Cargill’s canola lecithin granted GRAS “letter of no objection” by U.S. FDA
Designation gives food manufacturers an additional
non-GMO lecithin option
MINNEAPOLIS - September 13, 2017 – The U.S. Food and Drug Administration (FDA) has issued a GRAS (Generally Recognized As Safe) Letter of No Objection for Cargill’s canola lecithin for use as a multipurpose ingredient in a variety of foods.
This determination gives food manufacturers another tool to deliver label-friendly product attributes consumers increasingly seek. Canola lecithin is a non-GMO* option, may be used in organic products1 and does not have to be declared as a major food allergen in the US.
“Increasingly, our customers wish to formulate their products with simple ingredients that consumers know and trust,” said Cargill Texturizing Solutions Regional Director Americas, David Henstrom. “We know lecithin is well accepted by consumers. By adding canola lecithin to our well-established soy and sunflower lecithin GMO and Non-GMO portfolio, our customers can be assured that whatever their needs, we have plant-sourced lecithin options that will work for them.”
A versatile emulsifier and dispersing agent, Cargill’s canola lecithin may be used in a wide variety of food applications, including chocolate and confectionery, beverages, bakery and convenience foods. Its dispersibility as well as its functionality, taste and color are comparable to that of soy and sunflower lecithin. As a result, Cargill’s canola lecithin may be used as a one-to-one replacement for other lecithin types, making it easy for food manufacturers to incorporate into their product formulations with only minor adaptations.
Among their many applications, Cargill researchers have determined that the company’s premium plant-sourced lecithin products can be used to reduce the number of ingredients in commercial breads, helping meet consumer demand for simpler labels with fewer ingredients.
*Non-GMO – there is no worldwide definition of the term “non-GMO.” The definition of “non-GMO” varies widely from country to country. Some countries have no regulatory definition of “non-GMO,” and some countries consider a product to be “non-GMO” if it is exempt from mandatory GMO-labeling in that country. Requirements for mandatory GMO-labeling also vary widely from country to country. Various private standards groups and certifying agencies have also developed their own definitions of and standards for non-GMO.
1 Under certain circumstances per 7 CFR § 205.606.
Pam Stauffer, 952-742-6080, [email protected]
Cargill provides food, agriculture, financial and industrial products and services to the world. Together with farmers, customers, governments and communities, we help people thrive by applying our insights and 150 years of experience. We have 150,000 employees in 70 countries who are committed to feeding the world in a responsible way, reducing environmental impact and improving the communities where we live and work. For more information, visit Cargill.com and our News Center.

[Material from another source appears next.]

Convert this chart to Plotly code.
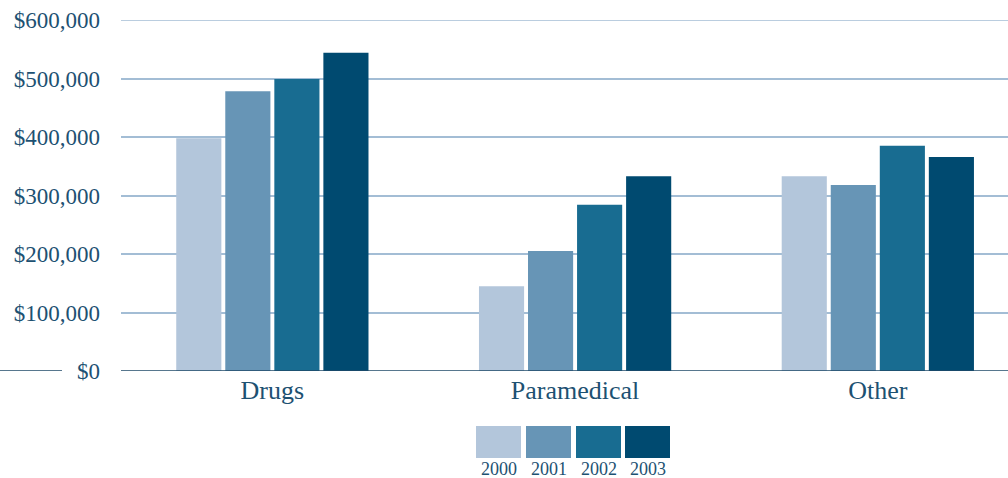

Cargill’s texturizers business specializes in the production of texturizing ingredients that link the core food-building blocks (proteins, lipids, carbohydrates and water) into finished foods and beverages. Our ingredients portfolio, derived from plant sources, is comprised of extracts from major crops (starches, soy proteins and lecithins), seaweeds (carrageenans), fruits (pectins) and sugar fermentation (xanthan gum). These specialized ingredients are also applied to offerings in the personal care, pharmaceutical and industrial categories.
Coupled with global technical and research and development skills, Cargill helps customers design nutritious, convenient and tasty foods to satisfy consumers.
Our texturizing business is operational in all continents with 31 sales offices and 20 manufacturing plants.